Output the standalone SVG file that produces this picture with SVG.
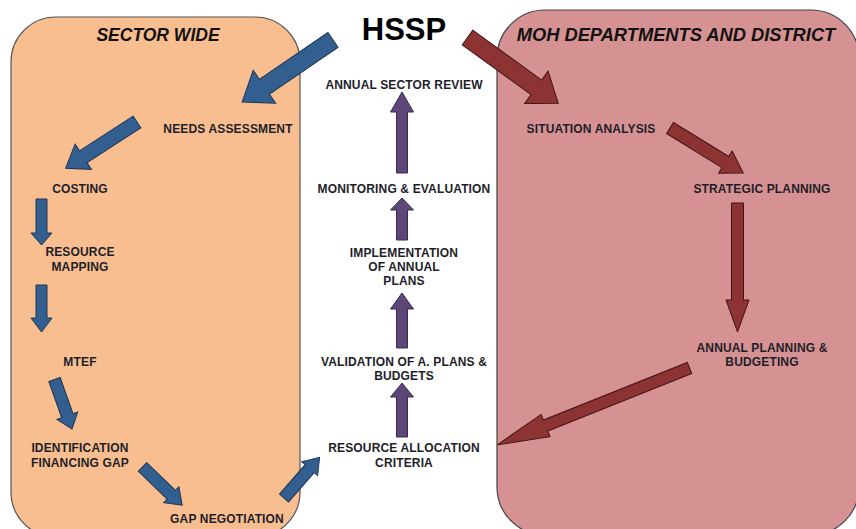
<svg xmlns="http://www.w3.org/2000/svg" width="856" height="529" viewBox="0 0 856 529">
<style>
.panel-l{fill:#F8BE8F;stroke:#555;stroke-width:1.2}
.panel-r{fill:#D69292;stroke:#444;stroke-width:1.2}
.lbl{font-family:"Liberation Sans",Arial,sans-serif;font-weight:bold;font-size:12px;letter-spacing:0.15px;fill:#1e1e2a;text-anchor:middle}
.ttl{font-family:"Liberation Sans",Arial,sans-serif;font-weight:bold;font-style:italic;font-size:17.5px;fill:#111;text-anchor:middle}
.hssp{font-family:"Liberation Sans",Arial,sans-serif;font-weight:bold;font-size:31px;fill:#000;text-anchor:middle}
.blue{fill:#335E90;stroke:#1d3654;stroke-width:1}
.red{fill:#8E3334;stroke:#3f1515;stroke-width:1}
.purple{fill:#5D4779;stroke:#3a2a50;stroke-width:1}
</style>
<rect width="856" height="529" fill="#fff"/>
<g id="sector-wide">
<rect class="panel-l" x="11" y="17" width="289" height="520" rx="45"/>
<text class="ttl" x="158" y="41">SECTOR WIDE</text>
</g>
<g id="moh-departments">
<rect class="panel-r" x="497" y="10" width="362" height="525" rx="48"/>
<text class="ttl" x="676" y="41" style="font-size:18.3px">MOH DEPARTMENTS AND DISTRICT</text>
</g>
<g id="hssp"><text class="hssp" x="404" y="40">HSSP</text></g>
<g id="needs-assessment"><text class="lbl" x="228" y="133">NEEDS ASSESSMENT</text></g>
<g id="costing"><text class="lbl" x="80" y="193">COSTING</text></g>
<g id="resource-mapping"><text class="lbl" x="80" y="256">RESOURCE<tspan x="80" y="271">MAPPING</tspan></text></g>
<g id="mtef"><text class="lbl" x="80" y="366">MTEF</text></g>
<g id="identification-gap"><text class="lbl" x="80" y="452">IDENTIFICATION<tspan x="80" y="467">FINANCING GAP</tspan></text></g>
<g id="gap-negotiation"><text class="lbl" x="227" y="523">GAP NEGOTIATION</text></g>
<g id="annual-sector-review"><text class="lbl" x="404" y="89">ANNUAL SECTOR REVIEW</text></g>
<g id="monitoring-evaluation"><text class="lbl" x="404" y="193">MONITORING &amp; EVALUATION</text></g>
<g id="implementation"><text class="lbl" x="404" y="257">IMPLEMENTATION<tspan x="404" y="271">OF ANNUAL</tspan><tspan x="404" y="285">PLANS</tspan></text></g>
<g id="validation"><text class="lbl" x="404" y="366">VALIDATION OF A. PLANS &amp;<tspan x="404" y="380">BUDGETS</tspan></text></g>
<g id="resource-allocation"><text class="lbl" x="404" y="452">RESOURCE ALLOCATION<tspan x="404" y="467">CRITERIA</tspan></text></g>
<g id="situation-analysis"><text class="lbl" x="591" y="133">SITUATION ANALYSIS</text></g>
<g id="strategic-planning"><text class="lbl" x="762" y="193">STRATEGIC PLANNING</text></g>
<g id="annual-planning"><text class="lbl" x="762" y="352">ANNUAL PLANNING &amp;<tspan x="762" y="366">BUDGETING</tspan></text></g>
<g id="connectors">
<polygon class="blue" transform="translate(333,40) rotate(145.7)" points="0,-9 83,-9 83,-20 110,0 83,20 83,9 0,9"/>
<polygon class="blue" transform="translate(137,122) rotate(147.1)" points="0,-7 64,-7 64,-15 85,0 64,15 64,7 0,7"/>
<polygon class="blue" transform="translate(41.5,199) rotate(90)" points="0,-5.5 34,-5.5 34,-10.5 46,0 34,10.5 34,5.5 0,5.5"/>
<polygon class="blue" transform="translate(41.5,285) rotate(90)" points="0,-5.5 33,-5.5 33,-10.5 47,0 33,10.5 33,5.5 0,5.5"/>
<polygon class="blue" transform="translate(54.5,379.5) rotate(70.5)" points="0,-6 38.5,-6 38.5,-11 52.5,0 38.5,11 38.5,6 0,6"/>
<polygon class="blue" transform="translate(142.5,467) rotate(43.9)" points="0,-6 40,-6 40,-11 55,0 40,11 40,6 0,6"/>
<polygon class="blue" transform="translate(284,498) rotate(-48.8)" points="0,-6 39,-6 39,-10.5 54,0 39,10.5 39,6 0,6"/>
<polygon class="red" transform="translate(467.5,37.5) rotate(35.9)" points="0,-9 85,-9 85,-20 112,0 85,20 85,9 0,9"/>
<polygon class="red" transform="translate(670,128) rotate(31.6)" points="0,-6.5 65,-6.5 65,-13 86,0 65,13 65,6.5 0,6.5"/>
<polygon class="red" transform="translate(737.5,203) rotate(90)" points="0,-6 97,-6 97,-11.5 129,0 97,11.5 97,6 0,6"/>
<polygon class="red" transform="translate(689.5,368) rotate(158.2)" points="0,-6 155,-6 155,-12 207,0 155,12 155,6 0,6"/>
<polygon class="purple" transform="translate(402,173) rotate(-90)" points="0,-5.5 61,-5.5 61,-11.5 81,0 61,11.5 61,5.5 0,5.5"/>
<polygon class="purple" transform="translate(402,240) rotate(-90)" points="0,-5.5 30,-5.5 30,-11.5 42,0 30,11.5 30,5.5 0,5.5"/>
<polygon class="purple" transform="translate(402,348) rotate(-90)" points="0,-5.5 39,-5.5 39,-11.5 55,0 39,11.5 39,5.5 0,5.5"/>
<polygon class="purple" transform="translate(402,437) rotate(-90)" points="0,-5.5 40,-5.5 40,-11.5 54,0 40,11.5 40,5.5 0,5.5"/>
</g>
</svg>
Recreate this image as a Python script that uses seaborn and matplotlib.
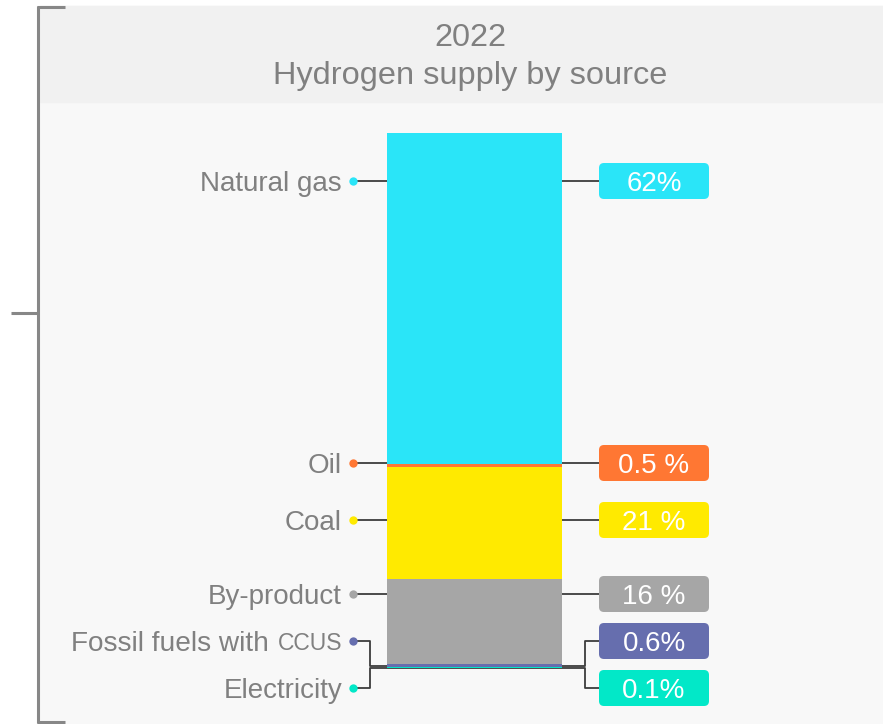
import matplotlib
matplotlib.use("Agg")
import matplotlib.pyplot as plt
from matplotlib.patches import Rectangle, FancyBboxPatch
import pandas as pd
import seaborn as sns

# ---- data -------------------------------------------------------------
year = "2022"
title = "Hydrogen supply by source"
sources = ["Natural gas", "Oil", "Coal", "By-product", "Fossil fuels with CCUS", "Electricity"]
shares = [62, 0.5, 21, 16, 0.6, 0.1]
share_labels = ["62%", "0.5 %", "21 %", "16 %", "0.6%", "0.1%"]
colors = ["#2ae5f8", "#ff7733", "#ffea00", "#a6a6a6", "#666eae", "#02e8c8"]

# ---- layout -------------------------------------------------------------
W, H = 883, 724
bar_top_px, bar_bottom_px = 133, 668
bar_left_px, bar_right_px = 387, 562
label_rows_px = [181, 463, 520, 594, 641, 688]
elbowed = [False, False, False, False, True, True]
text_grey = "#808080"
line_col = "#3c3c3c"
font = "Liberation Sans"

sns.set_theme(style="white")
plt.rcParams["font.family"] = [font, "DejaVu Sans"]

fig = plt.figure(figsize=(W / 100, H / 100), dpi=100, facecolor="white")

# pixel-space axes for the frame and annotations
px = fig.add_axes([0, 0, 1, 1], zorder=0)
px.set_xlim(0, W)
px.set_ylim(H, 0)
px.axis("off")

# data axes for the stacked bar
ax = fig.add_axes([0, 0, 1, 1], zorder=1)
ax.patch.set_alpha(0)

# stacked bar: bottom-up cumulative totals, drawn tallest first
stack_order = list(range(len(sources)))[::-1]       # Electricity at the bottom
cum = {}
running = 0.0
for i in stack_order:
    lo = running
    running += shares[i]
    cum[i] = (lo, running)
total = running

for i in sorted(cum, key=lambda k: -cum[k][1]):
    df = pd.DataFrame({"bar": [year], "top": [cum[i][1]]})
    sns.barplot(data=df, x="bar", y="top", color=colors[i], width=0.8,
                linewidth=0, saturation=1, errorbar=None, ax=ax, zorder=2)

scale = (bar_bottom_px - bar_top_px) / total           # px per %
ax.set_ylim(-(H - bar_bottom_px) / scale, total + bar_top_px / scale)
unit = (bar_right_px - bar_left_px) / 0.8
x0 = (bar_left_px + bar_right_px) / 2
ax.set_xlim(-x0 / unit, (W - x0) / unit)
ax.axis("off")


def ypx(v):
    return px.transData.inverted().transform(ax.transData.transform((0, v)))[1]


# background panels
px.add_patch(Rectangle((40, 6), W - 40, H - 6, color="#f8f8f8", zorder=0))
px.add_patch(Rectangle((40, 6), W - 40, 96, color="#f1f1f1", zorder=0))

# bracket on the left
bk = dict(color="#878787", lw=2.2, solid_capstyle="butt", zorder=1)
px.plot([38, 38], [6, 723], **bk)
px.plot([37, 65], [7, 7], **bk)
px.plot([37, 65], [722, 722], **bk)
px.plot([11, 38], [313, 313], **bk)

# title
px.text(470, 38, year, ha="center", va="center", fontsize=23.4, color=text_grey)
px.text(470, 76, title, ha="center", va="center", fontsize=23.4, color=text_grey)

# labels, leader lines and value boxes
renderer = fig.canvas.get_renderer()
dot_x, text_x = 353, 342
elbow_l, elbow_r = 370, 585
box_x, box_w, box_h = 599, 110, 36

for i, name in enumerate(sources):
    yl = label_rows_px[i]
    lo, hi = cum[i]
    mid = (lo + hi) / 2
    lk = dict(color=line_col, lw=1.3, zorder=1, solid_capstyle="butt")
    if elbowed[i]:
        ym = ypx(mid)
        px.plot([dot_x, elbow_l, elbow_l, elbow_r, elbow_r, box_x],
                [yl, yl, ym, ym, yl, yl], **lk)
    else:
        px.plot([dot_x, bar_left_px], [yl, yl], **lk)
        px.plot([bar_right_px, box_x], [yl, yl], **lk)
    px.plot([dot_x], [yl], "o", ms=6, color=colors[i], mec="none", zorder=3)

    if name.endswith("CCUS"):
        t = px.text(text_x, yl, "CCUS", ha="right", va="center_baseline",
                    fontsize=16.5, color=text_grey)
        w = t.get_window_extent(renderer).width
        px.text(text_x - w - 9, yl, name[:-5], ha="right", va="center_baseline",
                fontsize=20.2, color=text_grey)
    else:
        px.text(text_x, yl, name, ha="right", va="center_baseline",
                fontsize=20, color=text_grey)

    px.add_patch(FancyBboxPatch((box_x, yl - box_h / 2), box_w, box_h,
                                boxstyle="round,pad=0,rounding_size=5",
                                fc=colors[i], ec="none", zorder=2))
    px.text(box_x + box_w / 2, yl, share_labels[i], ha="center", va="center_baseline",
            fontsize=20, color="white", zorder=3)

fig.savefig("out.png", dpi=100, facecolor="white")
------------
Task details:
Lines from the one with "Recreate this image" through the one with "import seaborn as sns" are the only ones to quote. Quote them exactly and leave out pictures.

Task output:
Recreate this image as a Python script that uses seaborn and matplotlib.
import matplotlib
matplotlib.use("Agg")
import matplotlib.pyplot as plt
from matplotlib.patches import Rectangle, FancyBboxPatch
import pandas as pd
import seaborn as sns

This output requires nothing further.